The allocation engine must be deterministic and version-controlled. Changes to distribution rules should trigger pipeline re-runs with audit logs to prevent financial reporting discrepancies.

5. Storage Optimization & Actuation Triggers

Normalized and allocated data should be written to columnar storage partitioned by provider, date, and business_unit. Parquet or Delta Lake formats enable efficient predicate pushdown for time-series aggregation. Partition pruning reduces query costs and latency by 60-80% compared to row-based formats.

Once stored, the actuation layer consumes the data to trigger automated workflows:

  • Rightsizing: Identify underutilized instances via CPU/memory utilization cross-referenced with cost.
  • Commitment Purchasing: Forecast baseline usage and recommend Reserved Instances or Savings Plans.
  • Budget Enforcement: Emit CloudEvents to Slack, PagerDuty, or Kubernetes admission controllers when projected spend exceeds thresholds.

Tracking the effectiveness of these automated interventions requires structured metric collection.

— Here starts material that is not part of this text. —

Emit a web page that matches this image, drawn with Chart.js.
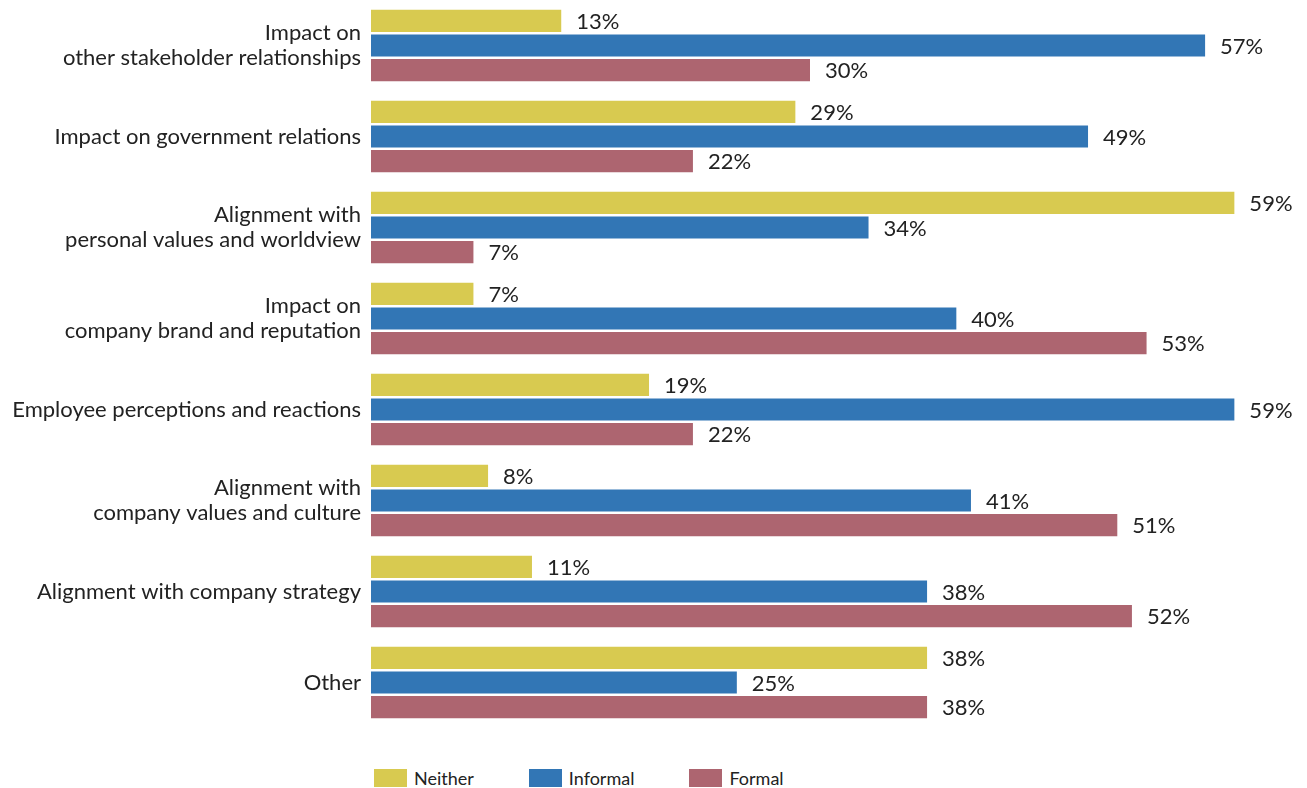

Engineering teams should instrument pipeline latency, allocation accuracy, and savings realization rates as outlined in FinOps KPI Tracking for Engineering Teams.

Operational Readiness Checklist

Before promoting a FinOps pipeline to production, validate the following:

  • IAM roles enforce least-privilege boundaries with explicit deny statements for write operations on billing accounts.
  • Ingestion handles provider rate limits with exponential backoff and circuit breakers.
  • All monetary values use fixed-point arithmetic; no floating-point drift in aggregation layers.
  • Schema evolution is backward-compatible; raw payloads are archived for audit compliance.
  • Allocation rules are version-controlled and produce deterministic outputs across re-runs.
  • Storage partitions align with query patterns to minimize compute costs during dashboard generation.

A robust FinOps Architecture & Billing Fundamentals foundation ensures that cost visibility scales alongside infrastructure. By treating billing data as a first-class engineering artifact, organizations transition from reactive cost monitoring to proactive financial governance.